Elliman sued Compass and its president Leonard Steinberg in October, accusing him and his colleague Herve Senequier of wrongfully luring brokers to Compass. The lawsuit alleges that both ex-Elliman brokers signed non-compete agreements barring them recruiting from Elliman for 18-months, in exchange for receiving the commissions on their deals that hadn’t yet closed when they left the firm. Instead, according to the lawsuit, the brokers stole “agents en masse.”
The lawsuit followed just a few days after another filed by Steinberg and Senequier against Elliman, which claimed that they weren’t paid for these deals.

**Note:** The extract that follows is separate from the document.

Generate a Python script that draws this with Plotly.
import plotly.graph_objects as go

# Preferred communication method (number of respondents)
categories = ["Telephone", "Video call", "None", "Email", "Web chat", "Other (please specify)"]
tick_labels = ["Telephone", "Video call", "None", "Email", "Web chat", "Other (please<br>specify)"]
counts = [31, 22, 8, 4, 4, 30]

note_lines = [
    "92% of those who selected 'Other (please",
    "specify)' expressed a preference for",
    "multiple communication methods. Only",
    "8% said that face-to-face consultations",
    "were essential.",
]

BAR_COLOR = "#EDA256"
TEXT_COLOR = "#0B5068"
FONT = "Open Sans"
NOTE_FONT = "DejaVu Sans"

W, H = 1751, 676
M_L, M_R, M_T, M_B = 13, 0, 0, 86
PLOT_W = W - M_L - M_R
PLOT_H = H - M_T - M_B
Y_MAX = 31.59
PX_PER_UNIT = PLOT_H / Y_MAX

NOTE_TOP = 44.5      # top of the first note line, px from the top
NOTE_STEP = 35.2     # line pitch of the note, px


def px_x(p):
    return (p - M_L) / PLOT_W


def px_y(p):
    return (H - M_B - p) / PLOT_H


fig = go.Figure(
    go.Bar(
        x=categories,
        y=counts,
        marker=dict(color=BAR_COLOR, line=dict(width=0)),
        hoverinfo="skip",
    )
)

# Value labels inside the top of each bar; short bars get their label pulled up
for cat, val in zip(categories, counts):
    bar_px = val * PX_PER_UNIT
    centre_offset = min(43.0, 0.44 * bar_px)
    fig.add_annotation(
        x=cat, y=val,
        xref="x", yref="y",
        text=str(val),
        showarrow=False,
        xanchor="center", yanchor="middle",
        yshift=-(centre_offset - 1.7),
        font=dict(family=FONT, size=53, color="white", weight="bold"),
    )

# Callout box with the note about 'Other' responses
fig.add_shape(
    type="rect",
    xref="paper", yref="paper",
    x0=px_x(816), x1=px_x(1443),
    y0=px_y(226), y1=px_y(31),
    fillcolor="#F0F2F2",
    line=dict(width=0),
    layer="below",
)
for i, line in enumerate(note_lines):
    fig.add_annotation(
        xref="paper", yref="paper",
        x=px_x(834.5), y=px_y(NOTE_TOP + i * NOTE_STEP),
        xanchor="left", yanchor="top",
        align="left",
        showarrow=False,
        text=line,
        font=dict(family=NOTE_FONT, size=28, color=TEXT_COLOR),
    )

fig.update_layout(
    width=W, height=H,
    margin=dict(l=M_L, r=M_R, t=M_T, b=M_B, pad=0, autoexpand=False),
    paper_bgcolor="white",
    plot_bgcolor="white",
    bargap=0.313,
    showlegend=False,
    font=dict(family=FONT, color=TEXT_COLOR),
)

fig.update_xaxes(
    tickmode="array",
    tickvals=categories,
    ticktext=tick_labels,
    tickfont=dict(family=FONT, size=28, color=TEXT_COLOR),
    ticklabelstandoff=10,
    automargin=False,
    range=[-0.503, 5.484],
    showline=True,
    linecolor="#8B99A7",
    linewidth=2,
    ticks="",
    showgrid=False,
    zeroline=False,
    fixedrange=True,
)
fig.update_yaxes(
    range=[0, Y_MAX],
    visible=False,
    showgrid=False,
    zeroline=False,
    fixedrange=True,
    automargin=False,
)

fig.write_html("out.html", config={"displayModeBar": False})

In its latest motion, Compass argues it can compete for Elliman’s brokers who are “at-will independent contractors” who can leave the firm at any time. Plus, Steinberg and Senequier also assert that Elliman doesn’t provide any evidence that they actively solicited brokers to join Compass. The motion also alleges that the non-solicitation agreement doesn’t meet the three-part test established by state law for such measures. Such an agreement must be the minimum required to protect “the legitimate interest of the employer,” must not “impose undue hardship on the employee” and must not injure the public.
“This lawsuit is a transparent attempt by Douglas Elliman to accomplish through litigation what it cannot accomplish through open and fair competition,” the motion states. “At most, the Complaint alleges that Compass (not Steinberg or Senequier) actively recruited Douglas Elliman agents, but there is nothing wrong with that.”
A spokesperson from Douglas Elliman declined to comment on the motion, saying that the firm doesn’t comment on pending litigation.